Paris Vagabond by Jean-Paul Clébert
A much-needed new translation of one the great post-war French novels, even if it seems to contain little fiction. As one of the best books ever written about the French capital, Paris Vagabond takes its place alongside those other 20th century dreambooks – Le Paysan de Paris, Tropic of Cancer, Last Nights of Paris, Julian Green’s Paris, etc. – that make a world of that city, and one endlessly amenable to examination.
Clébert’s book is an assemblage of various notes made during and about his time on the streets of Paris – time spent not, he makes clear, as a mere flâneur, strolling full-bellied along the boulevards, but as a genuinely destitute vagabond living day to day in the city’s underbelly.
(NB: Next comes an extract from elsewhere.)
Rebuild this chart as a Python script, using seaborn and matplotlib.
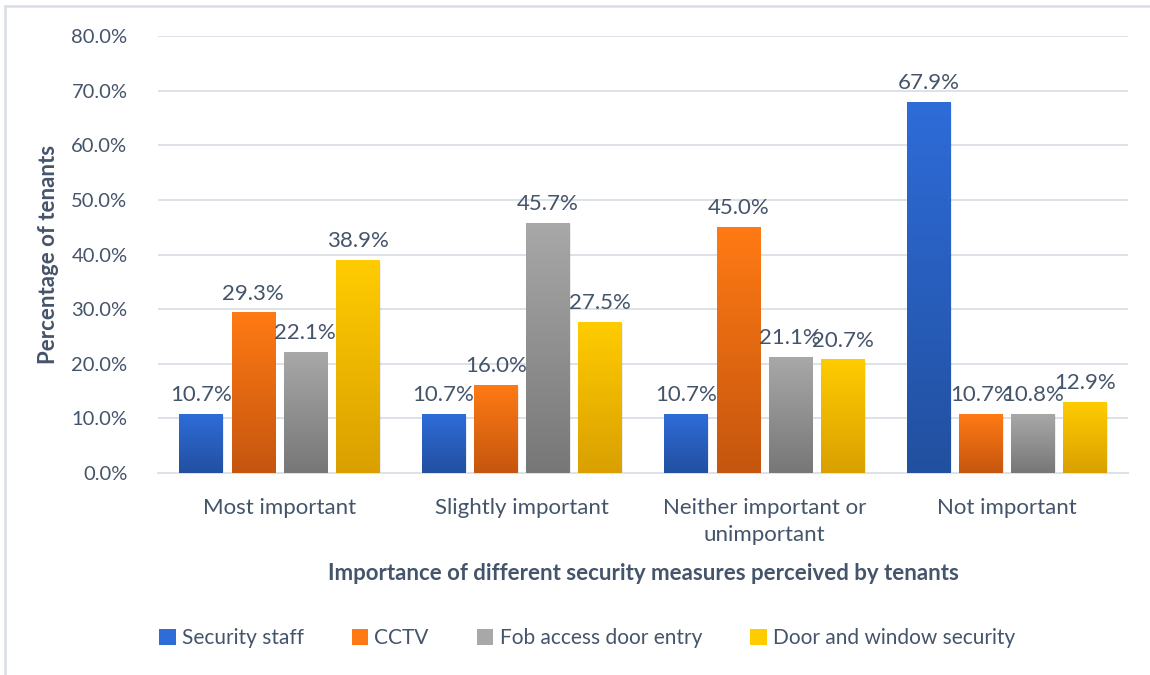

They’re reports from a side of Paris that even then was ‘gradually disappearing, like a grease spot being vigorously rubbed out’ and which now is gone almost entirely. But the book’s documentary aspect (enhanced by the simple, clear-eyed photography of his friend Patrice Molinard, included in this edition), though valuable, is not the reason it will endure. What’s truly remarkable about Paris Vagabond is its proximity to life; its fidelity to and celebration of lived experience. Almost every one of its rolling, seemingly spontaneous, conversational paragraphs is filled with a kind of unfeigned awe at simply being alive, even when that life consists of hardship and brutality that most of us could barely imagine.